Dr. Gottman’s approach to marriage analysis includes defining four communication styles, which he calls the Four Horsemen. Their namesake comes from his research, which reveals that not only are they strong predictors of divorce, they can even impact health and disrupt the immune system.

They include:

  1. Criticism: when there is conflict, a person who criticizes will attack rather than merely complain. For example, blame might get placed on the person’s character for not doing an errand, rather than simply expressing frustration.
  2. Contempt: communication involving contempt includes mocking, sarcasm, belittling, ridiculing, and other forms of disrespect.

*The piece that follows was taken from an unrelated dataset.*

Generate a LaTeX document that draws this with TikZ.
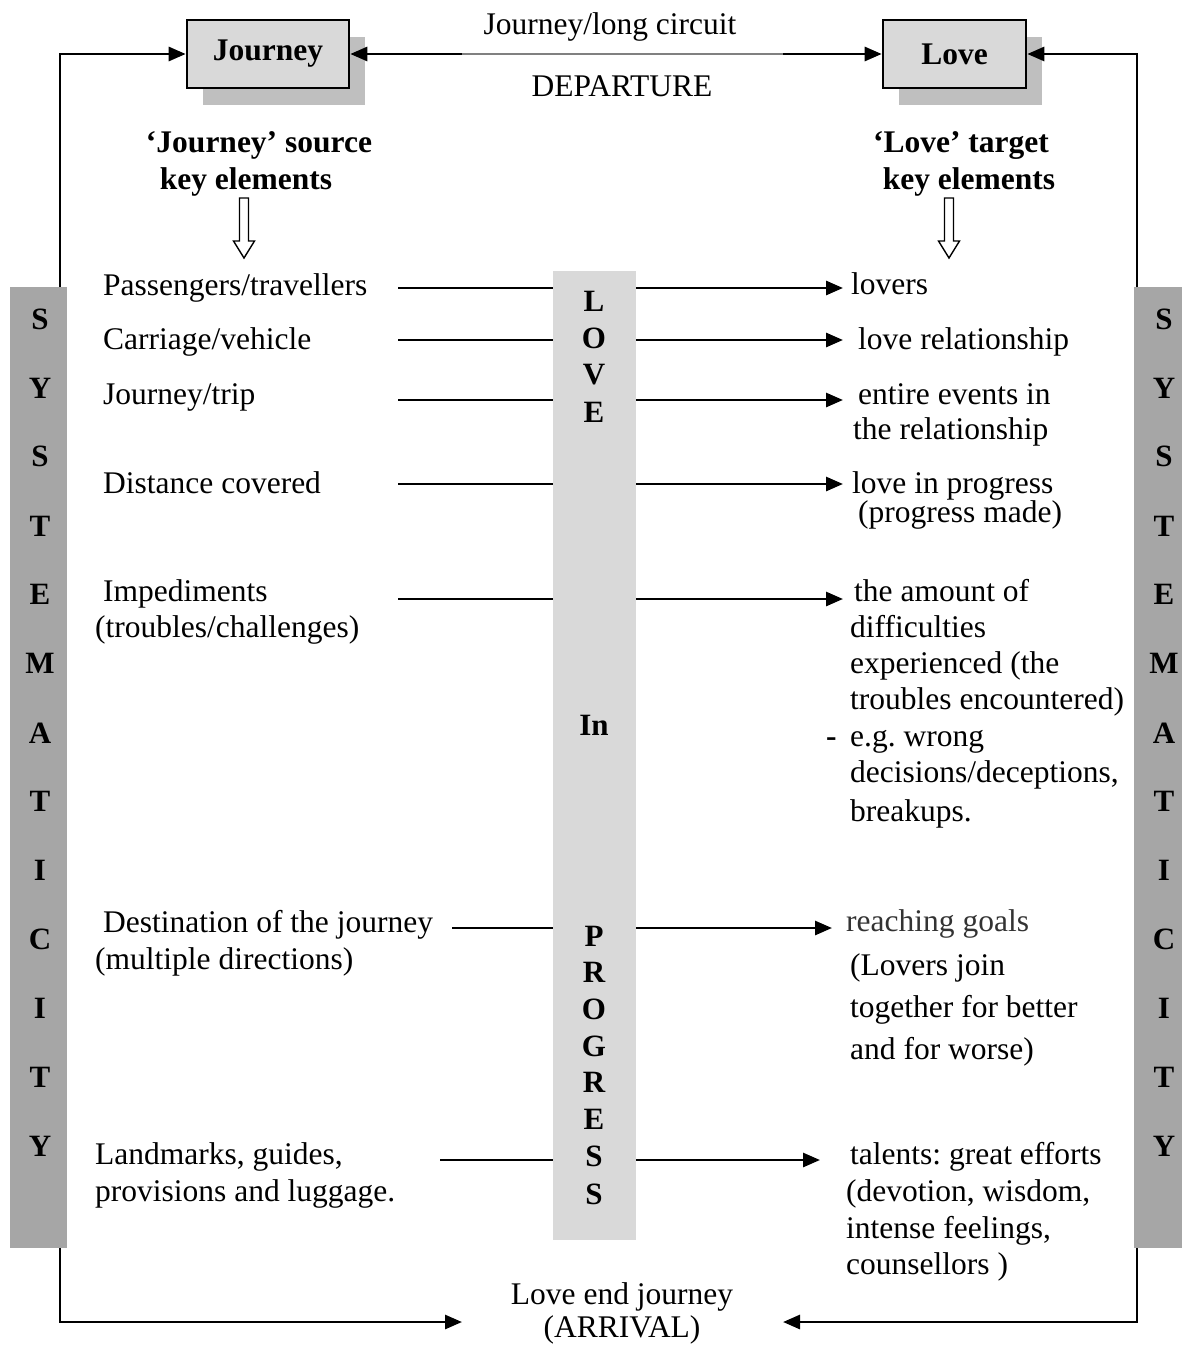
\documentclass[tikz,border=0pt]{standalone}
\usepackage{fontspec}
\setmainfont{Liberation Serif}
\usetikzlibrary{arrows.meta}
\definecolor{boxgray}{HTML}{D9D9D9}
\definecolor{shadegray}{HTML}{BFBFBF}
\definecolor{bargray}{HTML}{A6A6A6}
\definecolor{rulegray}{HTML}{808080}
\frenchspacing
\begin{document}
\begin{tikzpicture}[x=1pt,y=-1pt,
  txt/.style={font=\fontsize{31.5}{36}\selectfont, inner sep=0pt, anchor=base west},
  ctxt/.style={font=\fontsize{31.5}{36}\selectfont, inner sep=0pt, anchor=base},
  head/.style={font=\fontsize{31.5}{36}\selectfont\bfseries, inner sep=0pt, anchor=base},
  letter/.style={font=\fontsize{31}{31}\selectfont\bfseries, inner sep=0pt, anchor=base},
  titlebox/.style={draw=black, line width=2.6pt, fill=boxgray, minimum height=68pt,
    font=\fontsize{31.5}{36}\selectfont\bfseries,
    preaction={fill=shadegray, transform canvas={xshift=16pt, yshift=-17pt}}},
  bar/.style={inner sep=0pt, anchor=north west},
  link/.style={line width=2.8pt, draw=black},
  tip/.tip={Triangle[length=17pt, width=14pt]},
  arr/.style={link, -tip},
  hollow/.style={draw=black, line width=1.4pt, fill=white}
]
\useasboundingbox (0,0) rectangle (1182,1346);

% grey bars
\node[bar, fill=bargray, minimum width=57pt, minimum height=961pt] (leftbar) at (10,287) {};
\node[bar, fill=bargray, minimum width=56pt, minimum height=961pt] (rightbar) at (1134,287) {};
\node[bar, fill=boxgray, minimum width=83pt, minimum height=969pt] (centerbar) at (553,271) {};

% title boxes
\node[titlebox, minimum width=162pt] (journey) at (268,54) {Journey};
\node[titlebox, minimum width=143pt] (love) at (954.5,54) {Love};

% departure link between the boxes
\draw[link, tip-tip] (journey.east) -- (love.west);
\coordinate (gs) at (462,54);
\coordinate (ge) at (783,54);
\draw[white, line width=3pt] (gs) -- (ge);
\draw[rulegray, line width=1.8pt] (gs) -- (ge);
\node[ctxt] (circuit) at (610,35) {Journey/long circuit};
\node[ctxt] (departure) at (622,96) {DEPARTURE};

% outer loops
\draw[arr] ([xshift=50pt]leftbar.north west) |- (journey.west);
\draw[arr] ([xshift=3pt]rightbar.north west) |- (love.east);
\coordinate (arrL) at (462,1322);
\coordinate (arrR) at (783,1322);
\draw[arr] ([xshift=50pt]leftbar.south west) |- (arrL);
\draw[arr] ([xshift=3pt]rightbar.south west) |- (arrR);
\node[ctxt] (arrival1) at (622,1304) {Love end journey};
\node[ctxt] (arrival2) at (622,1337) {(ARRIVAL)};

% column headings
\node[head] (srcA) at (259,152) {‘Journey’ source};
\node[head] (srcB) at (246,189) {key elements};
\node[head] (tgtA) at (961,152) {‘Love’ target};
\node[head] (tgtB) at (969,189) {key elements};

% hollow down arrows
\coordinate (ha) at (244,198);
\coordinate (hb) at (949,198);
\foreach \c in {ha,hb}{
  \draw[hollow] ([xshift=-4.5pt]\c) -- ([xshift=4.5pt]\c) -- ([xshift=4.5pt,yshift=-43pt]\c)
    -- ([xshift=10.5pt,yshift=-43pt]\c) -- ([yshift=-60pt]\c) -- ([xshift=-10.5pt,yshift=-43pt]\c)
    -- ([xshift=-4.5pt,yshift=-43pt]\c) -- cycle;
}

% mapping connectors
\foreach \y/\xs/\xt [count=\i] in {288/398/843, 340/398/843, 400/398/843, 484/398/843,
    599/398/843, 928/452/832, 1160/440/820}{
  \coordinate (src\i) at (\xs,\y);
  \coordinate (tgt\i) at (\xt,\y);
  \draw[link] (src\i) -- (src\i -| centerbar.west);
  \draw[arr] (src\i -| centerbar.east) -- (tgt\i);
}

% source elements
\node[txt] (s1) at (103,295) {Passengers/travellers};
\node[txt] (s2) at (103,349) {Carriage/vehicle};
\node[txt] (s3) at (103,404) {Journey/trip};
\node[txt] (s4) at (103,493) {Distance covered};
\node[txt] (s5a) at (103,601) {Impediments};
\node[txt] (s5b) at (95,637) {(troubles/challenges)};
\node[txt] (s6a) at (103,932) {Destination of the journey};
\node[txt] (s6b) at (95,969) {(multiple directions)};
\node[txt] (s7a) at (95,1164) {Landmarks, guides,};
\node[txt] (s7b) at (95,1201) {provisions and luggage.};

% target elements
\node[txt] (t1) at (851,294) {lovers};
\node[txt] (t2) at (858,349) {love relationship};
\node[txt] (t3a) at (858,404) {entire events in};
\node[txt] (t3b) at (853,439) {the relationship};
\node[txt] (t4a) at (852,493) {love in progress};
\node[txt] (t4b) at (858,522) {(progress made)};
\node[txt] (t5a) at (854,601) {the amount of};
\node[txt] (t5b) at (850,637) {difficulties};
\node[txt] (t5c) at (850,673) {experienced (the};
\node[txt] (t5d) at (850,709) {troubles encountered)};
\node[txt, font=\fontsize{31.5}{36}\selectfont\bfseries] (t5dash) at (826,746) {-};
\node[txt] (t5e) at (850,746) {e.g. wrong};
\node[txt] (t5f) at (850,782) {decisions/deceptions,};
\node[txt] (t5g) at (850,821) {breakups.};
\node[txt, text=black!80] (t6a) at (846,931) {reaching goals};
\node[txt] (t6b) at (850,975) {(Lovers join};
\node[txt] (t6c) at (850,1017) {together for better};
\node[txt] (t6d) at (850,1059) {and for worse)};
\node[txt] (t7a) at (850,1164) {talents: great efforts};
\node[txt] (t7b) at (846,1201) {(devotion, wisdom,};
\node[txt] (t7c) at (846,1238) {intense feelings,};
\node[txt] (t7d) at (846,1274) {counsellors )};

% centre bar lettering
\foreach \l/\y [count=\i] in {L/311, O/348, V/384, E/422, In/735, P/946, R/982, O/1019,
    G/1056, R/1092, E/1129, S/1166, S/1204}{
  \node[letter] (c\i) at (594,\y) {\l};
}

% side bar lettering
\foreach \l/\y [count=\i] in {S/329, Y/398, S/466, T/536, E/604, M/673, A/743, T/811,
    I/880, C/949, I/1018, T/1087, Y/1156}{
  \node[letter] (lb\i) at (40,\y) {\l};
  \node[letter] (rb\i) at (1164,\y) {\l};
}
\end{tikzpicture}
\end{document}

In a nutshell, contemptuous behavior is mean, and intended to hurt the person you are engaging with. It’s no surprise, then, that Gottman found this trait was the most likely to lead to divorce.
  3. Defensiveness: people often respond to criticism with defensiveness. As such, many of the Four Horsemen act as a cycle that it can be difficult to escape from. For instance, if a person criticizes their spouse for something, the spouse might defensively respond with a snippy, impatient quip or accusation. This creates further tension, keeping the cycle of conflict alive.
  4. Stonewalling: when a person willfully ignores whomever they are having a conflict with and shuts down conversation, they are engaging in stonewalling. Often used in response to contempt, frequent stonewalling impedes the ability to move past conflict and work on improving communication tactics.

For a marriage that is on the rocks, identifying whether these traits are present can provide clarity. It might not ultimately rescue your relationship, but it can lead to greater understanding of the issues underlying the turmoil. Recognizing them can help you navigate future interactions as you handle divorce proceedings, co-parenting, and other necessary communication.